To guarantee the payment obligations Connect Group is taking a pledge on 700,000 IPTE NV shares held by the purchasers. Connect Group is also given a call option on these shares at an exercise price of (i) EUR 2.86 per share in the event that the highest independent bid price for the share in the central order book of Euronext Brussels is higher or equal to EUR 2.86 or (ii) equal to the highest independent bid for the share in the central order book of Euronext Brussels in the event that this is less than EUR 2.86.

Under IFRS 5, the results of the discontinued operation are included in the income statement under ‘Profit/loss from discontinued operation’ and the assets and liabilities of the discontinued operation are combined and displayed on a single line.

The net result for the year of the discontinued operation is a loss of EUR 22.9 million (EUR 4.5 million in 2008). The 2009 loss consists of the operating loss for the year of EUR 5.8 million and the loss resulting from the sale of the business of EUR 17.1 million.

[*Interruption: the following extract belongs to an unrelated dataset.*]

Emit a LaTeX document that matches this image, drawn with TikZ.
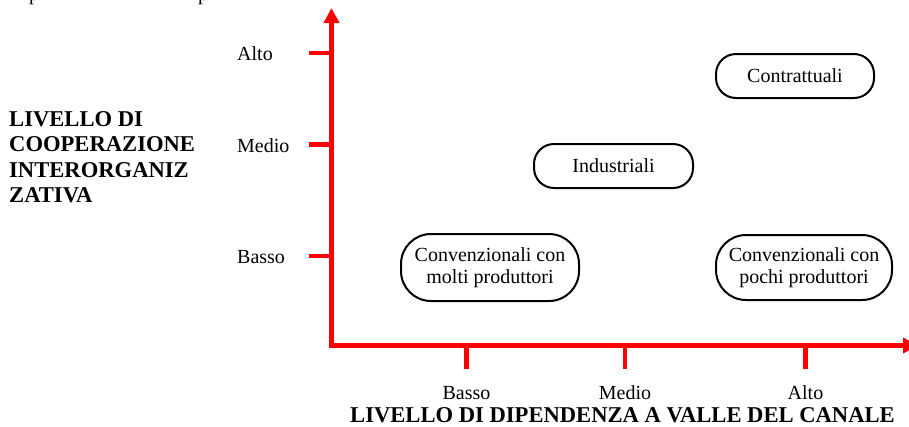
\documentclass[tikz,border=0pt]{standalone}
\usepackage{fontspec}
\setmainfont{Liberation Serif}
\usetikzlibrary{arrows.meta}
\begin{document}
\begin{tikzpicture}[x=1pt,y=-1pt,
  axisline/.style={red, line width=4.5pt, line join=miter},
  axistick/.style={red, line width=4.5pt},
  lbl/.style={font=\fontsize{20}{23}\selectfont, inner sep=0pt},
  heading/.style={font=\fontsize{22.6}{25.2}\selectfont\bfseries, inner sep=0pt},
  cluster/.style={draw=black, line width=2pt, rounded corners=#1, align=center,
    inner sep=0pt, font=\fontsize{20}{22}\selectfont},
]
\useasboundingbox (0,0) rectangle (909,426);
\clip (0,0) rectangle (909,426);

% descenders of the line of text above the chart
\node[lbl, anchor=base] (frag1) at (34,0.5) {p};
\node[lbl, anchor=base] (frag2) at (203,0.5) {p};

% axes
\coordinate (origin) at (331.5,345.5);
\coordinate (ytop) at (331.5,8);
\coordinate (xend) at (918,345.5);
\draw[axisline, {Triangle[length=15pt,width=15pt]}-{Triangle[length=15pt,width=15pt]}]
  (ytop) -- (origin) -- (xend);

% ticks on the vertical axis
\foreach \name/\y in {yalto/53, ymedio/144.5, ybasso/256}{
  \coordinate (\name) at (331.5,\y);
  \draw[axistick] (309,\y) -- (\name);
}
% ticks on the horizontal axis
\foreach \name/\x in {xbasso/466.5, xmedio/625, xalto/805.5}{
  \coordinate (\name) at (\x,345.5);
  \draw[axistick] (\name) -- (\x,369);
}

% tick labels
\node[lbl, anchor=base west] (lyalto) at (237,60) {Alto};
\node[lbl, anchor=base west] (lymedio) at (237,152) {Medio};
\node[lbl, anchor=base west] (lybasso) at (237,263) {Basso};
\node[lbl, anchor=base] (lxbasso) at (466.5,399) {Basso};
\node[lbl, anchor=base] (lxmedio) at (625,399) {Medio};
\node[lbl, anchor=base] (lxalto) at (805.5,399) {Alto};

% axis titles
\node[heading, anchor=north west, align=left] (ytitle) at (9,111.5)
  {LIVELLO DI\\COOPERAZIONE\\INTERORGANIZ\\ZATIVA};
\node[heading, anchor=base] (xtitle) at (622.5,422)
  {LIVELLO DI DIPENDENZA A VALLE DEL CANALE};

% channel types
\node[cluster=20pt, minimum width=158pt, minimum height=44pt] (contr) at (795,76) {Contrattuali};
\node[cluster=20pt, minimum width=159pt, minimum height=44pt] (indus) at (613.5,166) {Industriali};
\node[cluster=30pt, minimum width=178pt, minimum height=67pt] (molti) at (490,267.5)
  {Convenzionali con\\molti produttori};
\node[cluster=30pt, minimum width=176pt, minimum height=65pt] (pochi) at (804,267.5)
  {Convenzionali con\\pochi produttori};
\end{tikzpicture}
\end{document}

The sales price is determined by several factors including the losses recorded by the automation activity in past years (EUR 4.5 million in 2008, EUR 5.8 million in 2009), the expenditure needed to bring the company back to health and the fact that the net assets include goodwill of EUR 4 million, which IFRS rules required in any case to be written off in the second half of 2009. The non-recurrent non-cash loss is a logical consequence of all this.

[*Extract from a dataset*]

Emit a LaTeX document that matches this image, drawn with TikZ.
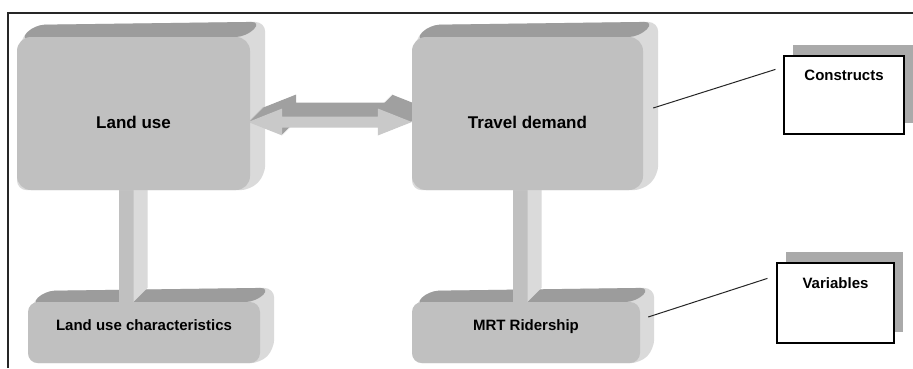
\documentclass[tikz,border=0pt]{standalone}
\usepackage{fontspec}
\setmainfont{Liberation Sans}
\usepackage{xcolor}
\definecolor{frontgray}{RGB}{192,192,192}
\definecolor{topgray}{RGB}{156,156,156}
\definecolor{sidegray}{RGB}{218,218,218}
\definecolor{arrowgray}{RGB}{160,160,160}
\definecolor{shadegray}{RGB}{170,170,170}
\usepackage{tikz}
\usetikzlibrary{calc}
\usetikzlibrary{backgrounds,shadows}
\newcommand{\Extrude}[2][15]{
\path[fill=sidegray,rounded corners=10pt] ($(#2.north west)+(3,-3)$) -- ++(#1,#1) -- ($(#2.north east)+(#1,#1)$) -- ($(#2.south east)+(#1,#1)$) -- (#2.south east) -- (#2.south west) --cycle;
\path[fill=topgray,rounded corners=10pt] ($(#2.north west)+(3,-3)$) -- ++(#1,#1) -- ($(#2.north east)+(#1-4,#1)$) -- ($(#2.north east)+(-4,0)$) --cycle;}
\newcommand{\DoubleArrow}[4]{
\path[fill=#1] ($(#2)+(#4,#4)$) -- ($(#2)+(34+#4,13.5+#4)$) -- ($(#2)+(34+#4,5.5+#4)$) -- ($(#3)+(-34+#4,5.5+#4)$) -- ($(#3)+(-34+#4,13.5+#4)$) -- ($(#3)+(#4,#4)$) -- ($(#3)+(-34+#4,-13.5+#4)$) -- ($(#3)+(-34+#4,-5.5+#4)$) -- ($(#2)+(34+#4,-5.5+#4)$) -- ($(#2)+(34+#4,-13.5+#4)$) --cycle;}

\begin{document}
\begin{tikzpicture}[x=1pt,y=1pt,font=\bfseries\fontsize{15}{18}\selectfont]
	\tikzstyle{face}=[rectangle,rounded corners=14pt,fill=frontgray,inner sep=0pt,font=\bfseries\fontsize{17}{20}\selectfont,text height=32pt,text depth=3pt];
	\tikzstyle{flat}=[face,rounded corners=10pt,minimum height=61pt,font=\bfseries\fontsize{15}{18}\selectfont,text height=11pt,text depth=16pt];
	\tikzstyle{note}=[rectangle,draw=black,line width=1.2pt,fill=white,drop shadow={shadow xshift=9pt,shadow yshift=11pt,fill=shadegray,opacity=1}];
	\tikzstyle{lead}=[line width=1pt,black!85];
	%%
	\useasboundingbox (0,0) rectangle (913,368);
	\draw[line width=2pt,black!85] (8,0) -- (8,355) -- (913,355);
	%%
	\node[face,minimum width=233pt,minimum height=153pt] (land)   at (133.5,254.5) {Land use};
	\node[face,minimum width=231pt,minimum height=153pt] (travel) at (527.5,254.5) {Travel demand};
	\node[flat,minimum width=232pt] (landc) at (144,35.5) {Land use characteristics};
	\node[flat,minimum width=228pt] (mrt)   at (526,35.5) {MRT Ridership};
	%%
	\coordinate (al) at ($(land.east)+(-2,-8.5)$);
	\coordinate (ar) at ($(travel.west)+(0,-8.5)$);
	%%
	\begin{scope}[on background layer]
		\fill[white] (0,0) rectangle (913,368);
		\Extrude[14]{landc}
		\Extrude[14]{mrt}
		%%
		\path[fill=frontgray] ($(land.south)+(-15,0)$) rectangle (land.south |- landc.north);
		\path[fill=sidegray] (land.south) -- ++(14,0) -- ($(land.south |- landc.north)+(14,14)$) -- (land.south |- landc.north) --cycle;
		\path[fill=frontgray] ($(travel.south)+(-15,0)$) rectangle (travel.south |- mrt.north);
		\path[fill=sidegray] (travel.south) -- ++(14,0) -- ($(travel.south |- mrt.north)+(14,14)$) -- (travel.south |- mrt.north) --cycle;
		%%
		\Extrude{land}
		\Extrude{travel}
		%%
		\foreach \k in {14,13,...,1}
			{\DoubleArrow{arrowgray}{al}{ar}{\k}}
		\DoubleArrow{frontgray!85!white}{al}{ar}{0}
	\end{scope}
	%%
	\node[note,minimum width=120pt,minimum height=78pt] (cons) at (844,273) {};
	\node[note,minimum width=117pt,minimum height=80pt] (vars) at (835.5,65) {};
	\node (constxt) at ($(cons.north)+(0,-20)$) {Constructs};
	\node (varstxt) at ($(vars.north)+(0,-21)$) {Variables};
	%%
	\draw[lead] ($(travel.east)+(10,5.5)$) -- ($(cons.north west)+(-8,-14)$);
	\draw[lead] ($(mrt.east)+(8,15.5)$) -- ($(vars.north west)+(-9,-16)$);
\end{tikzpicture}
\end{document}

2. Continued operation – Contract Manufacturing

The continued operation is the entire contract manufacturing business. This activity saw its turnover decrease by 27 percent compared with 2008. This decrease is entirely attributable to the general economic downturn. We see this decline across almost all customers and all sectors. A positive factor, however, is that the activity succeeded in 2009 in acquiring several important new customers. With the resumption of the economy this will surely have a positive impact on the company’s earnings.

The net result from continued operation was a loss of EUR 3.1 million compared with a profit of EUR 4.8 million in 2008. The net result for 2009 has been influenced by the strong sales downturn and the restructuring carried out, consisting of a staff reduction (cost EUR 0.7 million) and the closure of the plant in Slovakia (EUR 0.4 million).

Due to the discontinuation of the automation activity in 2009, the continued operation is required under IFRS 5 to present in the income statement all costs to be paid in the future by the continued operation. This means that in the 2009 results, the contract manufacturing activity (continued operation) has had to pick up EUR 1 million of financing costs which were previously costs of the automation activity.

The order book of the activity was EUR 55.0 million at the end of the year compared with EUR 56.8 at the end of the 3rd quarter and EUR 53.5 million at the end of 2008.

IPTE Group changes name to Connect Group

With the transfer of the automation division, IPTE’s remaining contract manufacturing division will continue, as from the date of transfer, as the sole publicly traded entity. IPTE Group is proposing to its shareholders to change its name to Connect Group. This name change will be decided at the Extraordinary General Shareholders Meeting on March 2, 2010.

Strengthening of equity

The group will strengthen the balance sheet structure in spring 2010 by issuing a subordinated convertible bond in a minimum amount of EUR 2 million and a maximum amount of EUR 5 million. The following conditions will apply: suspension of general preferential rights, a minimum investment of EUR 50,000, a term of 6 years, an interest rate of 6 percent payable semi-annually, and a twice-yearly conversion option (following publication of annual and half-yearly figures). The bonds will be convertible at the lower of (i) 70% of the average highest independent bid price for a Connect Group share, in the central order book of Euronext, over the last 30 trading days preceding the date of exercise and (ii) EUR 2. A number of shareholders have already pledged an amount of at least EUR 2 million.

The issuing arrangements are currently submitted to the CBFA for approval. After approval by the CBFA the subscription period will be opened. The company expects that the borrowing will be finally concluded and approved by shareholders at the General Meeting to be held on 27 April 2010.